Lawyers also bring to the study of public health an understanding of the fundamental principles of the legal system (which obviously differ according to jurisdiction), including the division of powers between federal, state, and local governments, and how the powers and functions of each level of government are determined by legislative and constitutional frameworks. For example, the issue of pre-emption is critical in the US, where there is growing concern about state governments enacting new laws to limit the ability of public health officials and local government to introduce Covid-19 control measures.
Forms of regulation or governance developed by non-government actors are also increasingly important to public health, particularly in addressing obesity and diet-related health, which has seen the rise of industry self-regulation and collaborative partnerships with ‘Big Food’ in areas such as regulating junk food marketing to children. Public health law draws attention to the wide range of ‘soft’, collaborative, or voluntary forms of regulation developed by, or involving, businesses, trade industry bodies and NGOs. Some of these forms of ‘private regulation’ are just as complex and detailed as laws developed by governments. Public health law researchers pay close attention to the terms and conditions, implementation, and enforcement of these initiatives, as these are key factors which ultimately determine their impact on public health outcomes.
Lawyers have other specialised skills that we apply in public health law research. These include an understanding of the conventions and rules that should be followed in interpreting a legal document, and the ability to systematically identify, synthesize and analyse case law and legislation. This forms one important component of public health law research: ‘policy surveillance’, which can be used to create large databases of legal instruments that are a powerful tool for analysing law’s effect on health. Lawyers can also draft legislation and other legal documents relevant to public health.

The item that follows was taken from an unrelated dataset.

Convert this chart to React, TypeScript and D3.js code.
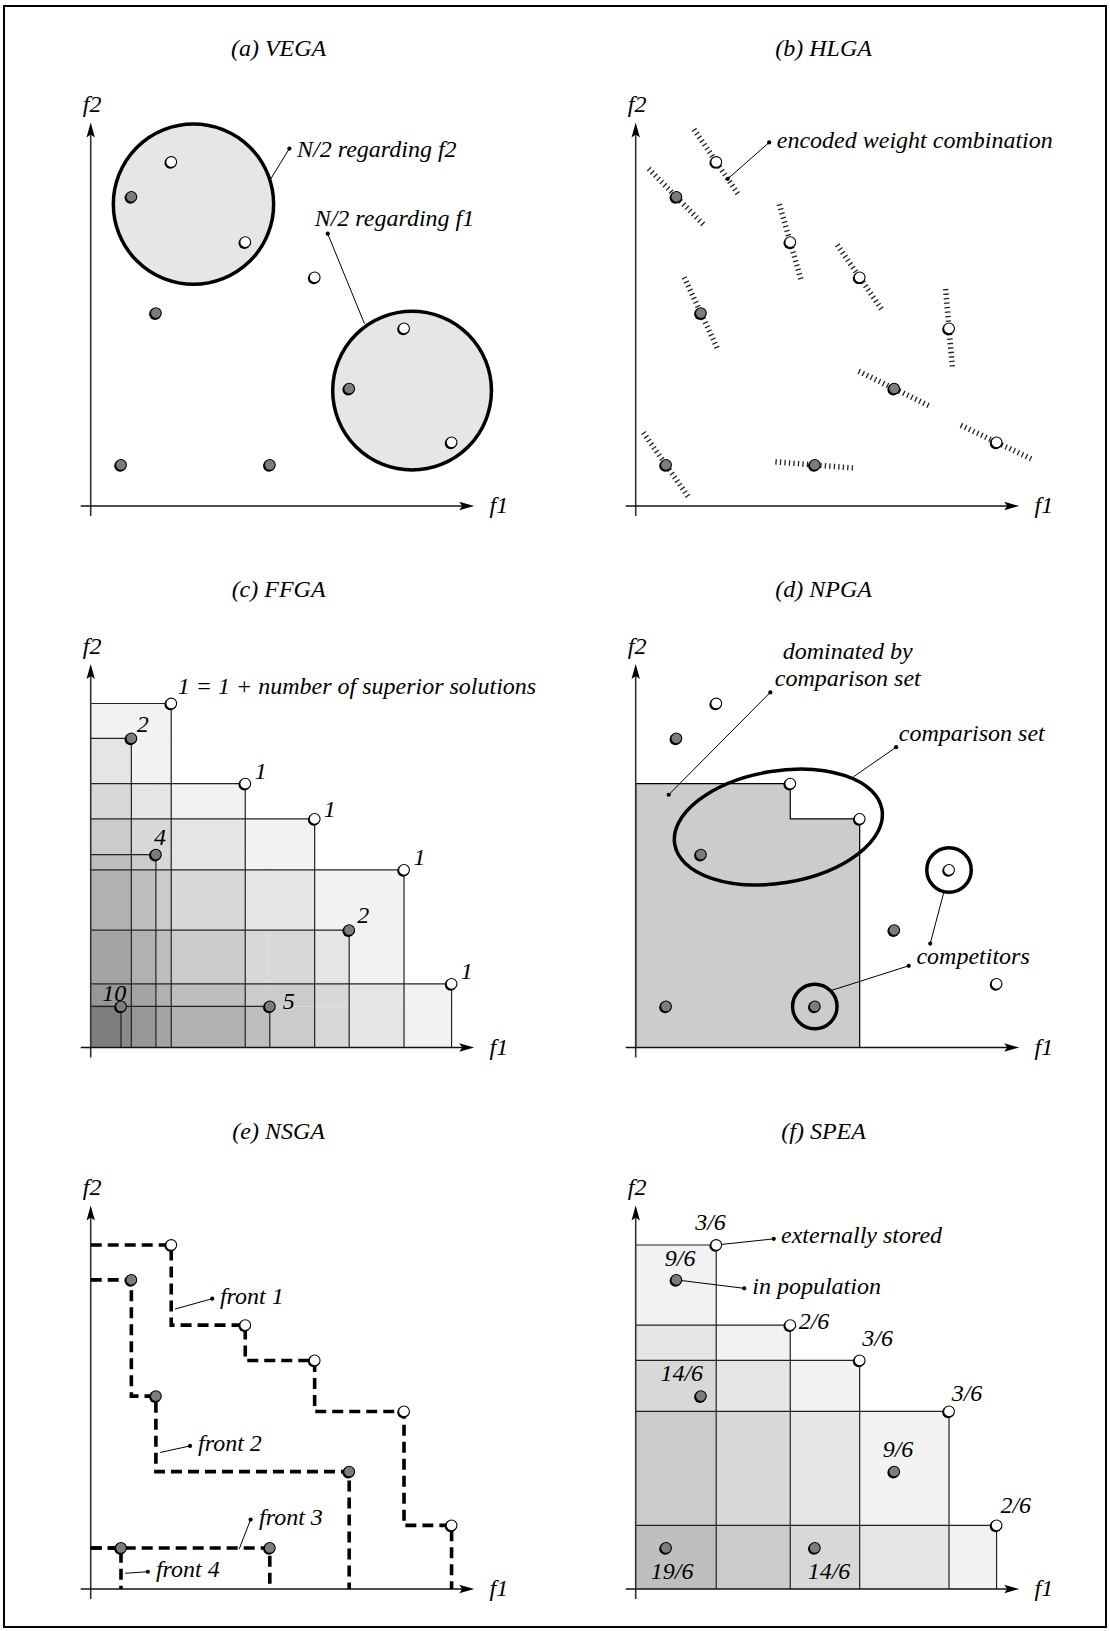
import React from "react";
import * as d3 from "d3";

// ---------------- data (in objective units 0..100) ----------------
const POINT_F1 = [21.0, 10.6, 40.3, 58.4, 17.0, 81.7, 67.4, 94.1, 7.9, 46.7];
const POINT_F2 = [89.7, 80.6, 68.8, 59.6, 50.3, 46.3, 30.6, 16.6, 10.7, 10.7];
const NONDOMINATED = [true, false, true, true, false, true, false, true, false, false];

const PANEL_TITLES = ["(a) VEGA", "(b) HLGA", "(c) FFGA", "(d) NPGA", "(e) NSGA", "(f) SPEA"];

// (a) VEGA: two sub-populations selected by single objectives
const VEGA_GROUP_CX = [26.8, 83.8];
const VEGA_GROUP_CY = [78.7, 30.1];
const VEGA_GROUP_R = [20.9, 20.7];
const VEGA_LABELS = ["N/2 regarding f2", "N/2 regarding f1"];

// (b) HLGA: encoded weight combination, as direction angle (degrees)
const HLGA_WEIGHT_ANGLE = [-55.7, -45.5, -74, -55.5, -65, -85, -26, -25.5, -55, -4.5];
const HLGA_LABEL = "encoded weight combination";

// (c) FFGA ranks
const FFGA_RANK = ["1", "2", "1", "1", "4", "1", "2", "1", "10", "5"];
const FFGA_NOTE = "1 = 1 + number of superior solutions";

// (d) NPGA
const NPGA_COMPARISON_SET = [2, 3, 4];
const NPGA_COMPETITORS = [5, 9];
const NPGA_ELLIPSE = [37.2, 57.5, 27.4, 14.6, 9.5]; // cx, cy, rx, ry, tilt(deg)
const NPGA_COMPETITOR_R = 5.8;
const NPGA_LABELS = ["dominated by", "comparison set", "comparison set", "competitors"];

// (e) NSGA fronts (point indices, by increasing f1)
const NSGA_FRONTS = [[0, 2, 3, 5, 7], [1, 4, 6], [9], [8]];
const NSGA_LABELS = ["front 1", "front 2", "front 3", "front 4"];

// (f) SPEA strengths / fitness
const SPEA_STRENGTH = ["3/6", "9/6", "2/6", "3/6", "14/6", "3/6", "9/6", "2/6", "19/6", "14/6"];
const SPEA_LABELS = ["externally stored", "in population"];

// ---------------- layout ----------------
const W = 1110;
const H = 1631;
const FONT = "'Liberation Serif','Times New Roman',Times,serif";
const FS = 24;
const ORIGIN_X = [90.7, 635.7];
const ORIGIN_Y = [506, 1047.5, 1589];
const AXIS_LEN = 383.5;

const FFGA_LABEL_POS = [
  [22.7, 92.3], [12.0, 82.2], [42.8, 70.0], [60.8, 60.2], [16.5, 52.7],
  [84.2, 47.5], [69.5, 32.4], [96.5, 17.9], [3.0, 12.2], [50.1, 10.0],
];
const SPEA_LABEL_POS = [
  [19.5, 93.7], [11.6, 84.2], [46.5, 67.9], [63.1, 63.3], [12.0, 54.3],
  [86.4, 48.9], [68.4, 34.4], [99.1, 19.9], [9.5, 2.7], [50.4, 2.7],
];

function scalesFor(panel: number) {
  const col = panel % 2;
  const row = Math.floor(panel / 2);
  const ox = ORIGIN_X[col];
  const oy = ORIGIN_Y[row];
  const x = d3.scaleLinear().domain([0, 100]).range([ox, ox + AXIS_LEN]);
  const y = d3.scaleLinear().domain([0, 100]).range([oy, oy - AXIS_LEN]);
  return { x, y };
}

const Txt = ({ x, y, children, anchor = "start" }: any) => (
  <text x={x} y={y} textAnchor={anchor} fontFamily={FONT} fontStyle="italic" fontSize={FS} fill="#000">
    {children}
  </text>
);

const Leader = ({ x1, y1, x2, y2, dot1 = true, dot2 = false }: any) => (
  <g>
    <line x1={x1} y1={y1} x2={x2} y2={y2} stroke="#000" strokeWidth={1} />
    {dot1 && <circle cx={x1} cy={y1} r={2.1} fill="#000" />}
    {dot2 && <circle cx={x2} cy={y2} r={2.1} fill="#000" />}
  </g>
);

function Points({ x, y }: any) {
  return (
    <g>
      {POINT_F1.map((f1, i) => {
        const cx = x(f1);
        const cy = y(POINT_F2[i]);
        return (
          <g key={i}>
            <circle cx={cx - 0.9} cy={cy + 0.9} r={5.9} fill="#000" />
            <circle cx={cx} cy={cy} r={5.4} fill={NONDOMINATED[i] ? "#fff" : "#7c7c7c"} stroke="#000" strokeWidth={1.1} />
          </g>
        );
      })}
    </g>
  );
}

function Axes({ panel }: any) {
  const { x, y } = scalesFor(panel);
  const ox = x(0), oy = y(0);
  const tx = x(100), ty = y(100);
  return (
    <g>
      <line x1={ox} y1={oy + 10} x2={ox} y2={ty + 10} stroke="#333" strokeWidth={1.6} />
      <line x1={ox - 10} y1={oy} x2={tx - 10} y2={oy} stroke="#111" strokeWidth={1.5} />
      <path d={`M${ox},${ty} L${ox - 4.2},${ty + 15} L${ox},${ty + 12} L${ox + 4.2},${ty + 15} Z`} fill="#000" />
      <path d={`M${tx},${oy} L${tx - 15},${oy - 4.2} L${tx - 12},${oy} L${tx - 15},${oy + 4.2} Z`} fill="#000" />
      <Txt x={ox + 1.5} y={y(102.7)} anchor="middle">f2</Txt>
      <Txt x={x(104)} y={oy + 7}>f1</Txt>
      <Txt x={x(49)} y={y(117.4)} anchor="middle">{PANEL_TITLES[panel]}</Txt>
    </g>
  );
}

function coverageCells(idx: number[]) {
  const xs = Array.from(new Set([0, ...idx.map((i) => POINT_F1[i])])).sort((a, b) => a - b);
  const ys = Array.from(new Set([0, ...idx.map((i) => POINT_F2[i])])).sort((a, b) => a - b);
  const cells: any[] = [];
  for (let i = 0; i < xs.length - 1; i++) {
    for (let j = 0; j < ys.length - 1; j++) {
      const n = idx.filter((k) => POINT_F1[k] >= xs[i + 1] && POINT_F2[k] >= ys[j + 1]).length;
      if (n > 0) cells.push({ x0: xs[i], x1: xs[i + 1], y0: ys[j], y1: ys[j + 1], n });
    }
  }
  return cells;
}

function shade(n: number) {
  const v = Math.max(0, 255 - 13 * n);
  return d3.rgb(v, v, v).formatHex();
}

function CoverageGrid({ panel, idx }: any) {
  const { x, y } = scalesFor(panel);
  const cells = coverageCells(idx);
  return (
    <g>
      {cells.map((c, k) => (
        <rect key={k} x={x(c.x0)} y={y(c.y1)} width={x(c.x1) - x(c.x0)} height={y(c.y0) - y(c.y1)} fill={shade(c.n)} />
      ))}
      {idx.map((i) => (
        <g key={i}>
          <line x1={x(0)} y1={y(POINT_F2[i])} x2={x(POINT_F1[i])} y2={y(POINT_F2[i])} stroke="#222" strokeWidth={1.2} />
          <line x1={x(POINT_F1[i])} y1={y(0)} x2={x(POINT_F1[i])} y2={y(POINT_F2[i])} stroke="#222" strokeWidth={1.2} />
        </g>
      ))}
    </g>
  );
}

function PanelVEGA() {
  const p = 0;
  const { x, y } = scalesFor(p);
  return (
    <g>
      {VEGA_GROUP_CX.map((cx, i) => (
        <circle key={i} cx={x(cx)} cy={y(VEGA_GROUP_CY[i])} r={x(VEGA_GROUP_R[i]) - x(0)} fill="#e6e6e6" stroke="#000" strokeWidth={3.5} />
      ))}
      <Leader x1={x(51.8)} y1={y(93.2)} x2={x(46.9)} y2={y(85.2)} />
      <Leader x1={x(61.8)} y1={y(71.0)} x2={x(71.4)} y2={y(47.5)} />
      <Axes panel={p} />
      <Points x={x} y={y} />
      <Txt x={x(53.8)} y={y(91.1)}>{VEGA_LABELS[0]}</Txt>
      <Txt x={x(58.4)} y={y(73.0)}>{VEGA_LABELS[1]}</Txt>
    </g>
  );
}

function PanelHLGA() {
  const p = 1;
  const { x, y } = scalesFor(p);
  const half = 10.3;
  return (
    <g>
      {HLGA_WEIGHT_ANGLE.map((a, i) => {
        const r = (a * Math.PI) / 180;
        const dx = Math.cos(r) * half, dy = Math.sin(r) * half;
        return (
          <line key={i} x1={x(POINT_F1[i] - dx)} y1={y(POINT_F2[i] - dy)} x2={x(POINT_F1[i] + dx)} y2={y(POINT_F2[i] + dy)}
            stroke="#222" strokeWidth={5.5} strokeDasharray="1.3 3.2" />
        );
      })}
      <Axes panel={p} />
      <Points x={x} y={y} />
      <Leader x1={x(34.8)} y1={y(94.8)} x2={x(24.0)} y2={y(85.3)} dot2={true} />
      <Txt x={x(36.8)} y={y(93.4)}>{HLGA_LABEL}</Txt>
    </g>
  );
}

function PanelFFGA() {
  const p = 2;
  const { x, y } = scalesFor(p);
  const all = POINT_F1.map((_, i) => i);
  return (
    <g>
      <CoverageGrid panel={p} idx={all} />
      <Axes panel={p} />
      <Points x={x} y={y} />
      {FFGA_RANK.map((r, i) => (
        <Txt key={i} x={x(FFGA_LABEL_POS[i][0])} y={y(FFGA_LABEL_POS[i][1])}>{i === 0 ? FFGA_NOTE : r}</Txt>
      ))}
    </g>
  );
}

function PanelNPGA() {
  const p = 3;
  const { x, y } = scalesFor(p);
  const set = NPGA_COMPARISON_SET.filter((i) => NONDOMINATED[i]).sort((a, b) => POINT_F1[a] - POINT_F1[b]);
  const verts: [number, number][] = [[0, 0], [0, POINT_F2[set[0]]]];
  set.forEach((i, k) => {
    verts.push([POINT_F1[i], POINT_F2[i]]);
    verts.push([POINT_F1[i], k + 1 < set.length ? POINT_F2[set[k + 1]] : 0]);
  });
  const line = d3.line<[number, number]>().x((d) => x(d[0])).y((d) => y(d[1]));
  const [ecx, ecy, erx, ery, etilt] = NPGA_ELLIPSE;
  const u = x(1) - x(0);
  return (
    <g>
      <path d={line(verts) + "Z"} fill="#cccccc" stroke="#000" strokeWidth={1.2} />
      <ellipse cx={x(ecx)} cy={y(ecy)} rx={erx * u} ry={ery * u} transform={`rotate(${-etilt},${x(ecx)},${y(ecy)})`}
        fill="none" stroke="#000" strokeWidth={3.5} />
      {NPGA_COMPETITORS.map((i) => (
        <circle key={i} cx={x(POINT_F1[i])} cy={y(POINT_F2[i])} r={NPGA_COMPETITOR_R * u} fill="none" stroke="#000" strokeWidth={3.5} />
      ))}
      <Leader x1={x(35.1)} y1={y(92.6)} x2={x(8.6)} y2={y(65.9)} dot2={true} />
      <Leader x1={x(67.9)} y1={y(78.3)} x2={x(56.8)} y2={y(70.6)} />
      <Leader x1={x(71.2)} y1={y(21.3)} x2={x(51.1)} y2={y(14.9)} />
      <Leader x1={x(76.8)} y1={y(27.1)} x2={x(80.3)} y2={y(40.3)} />
      <Axes panel={p} />
      <Points x={x} y={y} />
      <Txt x={x(55.3)} y={y(101.3)} anchor="middle">{NPGA_LABELS[0]}</Txt>
      <Txt x={x(55.3)} y={y(94.3)} anchor="middle">{NPGA_LABELS[1]}</Txt>
      <Txt x={x(68.6)} y={y(79.8)}>{NPGA_LABELS[2]}</Txt>
      <Txt x={x(73.2)} y={y(21.9)}>{NPGA_LABELS[3]}</Txt>
    </g>
  );
}

function PanelNSGA() {
  const p = 4;
  const { x, y } = scalesFor(p);
  const line = d3.line<[number, number]>().x((d) => x(d[0])).y((d) => y(d[1]));
  const paths = NSGA_FRONTS.map((front) => {
    const v: [number, number][] = [[0, POINT_F2[front[0]]]];
    front.forEach((i, k) => {
      v.push([POINT_F1[i], POINT_F2[i]]);
      v.push([POINT_F1[i], k + 1 < front.length ? POINT_F2[front[k + 1]] : 0]);
    });
    return line(v);
  });
  const labelPos = [[33.7, 74.4], [28.0, 36.0], [43.9, 16.7], [17.0, 3.0]];
  const leaders = [
    [31.7, 75.7, 22.0, 73.0],
    [25.9, 37.3, 18.1, 35.6],
    [41.7, 18.1, 38.7, 10.4],
    [14.9, 4.5, 9.0, 4.1],
  ];
  return (
    <g>
      <Axes panel={p} />
      {paths.map((d, i) => (
        <path key={i} d={d as string} fill="none" stroke="#000" strokeWidth={3.6} strokeDasharray="11 6" />
      ))}
      {leaders.map((l, i) => (
        <Leader key={i} x1={x(l[0])} y1={y(l[1])} x2={x(l[2])} y2={y(l[3])} />
      ))}
      <Points x={x} y={y} />
      {NSGA_LABELS.map((t, i) => (
        <Txt key={i} x={x(labelPos[i][0])} y={y(labelPos[i][1])}>{t}</Txt>
      ))}
    </g>
  );
}

function PanelSPEA() {
  const p = 5;
  const { x, y } = scalesFor(p);
  const ext = POINT_F1.map((_, i) => i).filter((i) => NONDOMINATED[i]);
  return (
    <g>
      <CoverageGrid panel={p} idx={ext} />
      <Axes panel={p} />
      <Leader x1={x(36.0)} y1={y(91.3)} x2={x(POINT_F1[0])} y2={y(POINT_F2[0])} />
      <Leader x1={x(28.3)} y1={y(78.4)} x2={x(POINT_F1[1])} y2={y(POINT_F2[1])} />
      <Points x={x} y={y} />
      {SPEA_STRENGTH.map((s, i) => (
        <Txt key={i} x={x(SPEA_LABEL_POS[i][0])} y={y(SPEA_LABEL_POS[i][1])} anchor="middle">{s}</Txt>
      ))}
      <Txt x={x(37.9)} y={y(90.3)}>{SPEA_LABELS[0]}</Txt>
      <Txt x={x(30.4)} y={y(77.0)}>{SPEA_LABELS[1]}</Txt>
    </g>
  );
}

export default function App() {
  return (
    <svg width={W} height={H} viewBox={`0 0 ${W} ${H}`} style={{ position: "absolute", left: 0, top: 0, background: "#fff" }}>
      <rect x={0} y={0} width={W} height={H} fill="#fff" />
      <rect x={4} y={6} width={1102} height={1621} fill="none" stroke="#000" strokeWidth={2} />
      <PanelVEGA />
      <PanelHLGA />
      <PanelFFGA />
      <PanelNPGA />
      <PanelNSGA />
      <PanelSPEA />
    </svg>
  );
}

But public health law research goes far beyond doctrinal analysis. As with other areas of legal research, it draws on a wide range of qualitative and quantitative methodologies, including health impact assessments, surveys, interviews and focus groups. It also uses theories from a variety of disciplines including epidemiology, law, sociology, political science, and psychology.
Public health law research is not simply the study of ‘law in books,’ though. Researchers analyse the implementation of laws, their enforcement, their impact on features of the physical environment relevant to health (think smoke-free laws), on people’s health-related behaviours, and on broader population health and equity outcomes. Researchers are interested in, for example, how laws on wearing seat belts or bicycle helmets are disproportionately enforced against homeless people or People of Colour. Consider too the argument that Covid-19 stay-at-home orders were used disproportionately against lower-income, diverse suburbs in Western Sydney, as compared to higher-income, majority white populations in Sydney’s Eastern suburbs. Finally, public health law research is concerned with the unintended health impacts of laws that are not targeting health, as with the effect of laws criminalizing drug use on illicit drug users’ risk of contracting HIV.
Since the outbreak of Covid-19, there has been commentary, discussion, and analysis of public health law from people with a range of different professional backgrounds. That’s great: these laws should be poked and prodded from different angles. But don’t forget: there’s an entire discipline of legal researchers who have spent their careers investigating the role of law in creating the conditions for people to live healthy, fulfilling lives.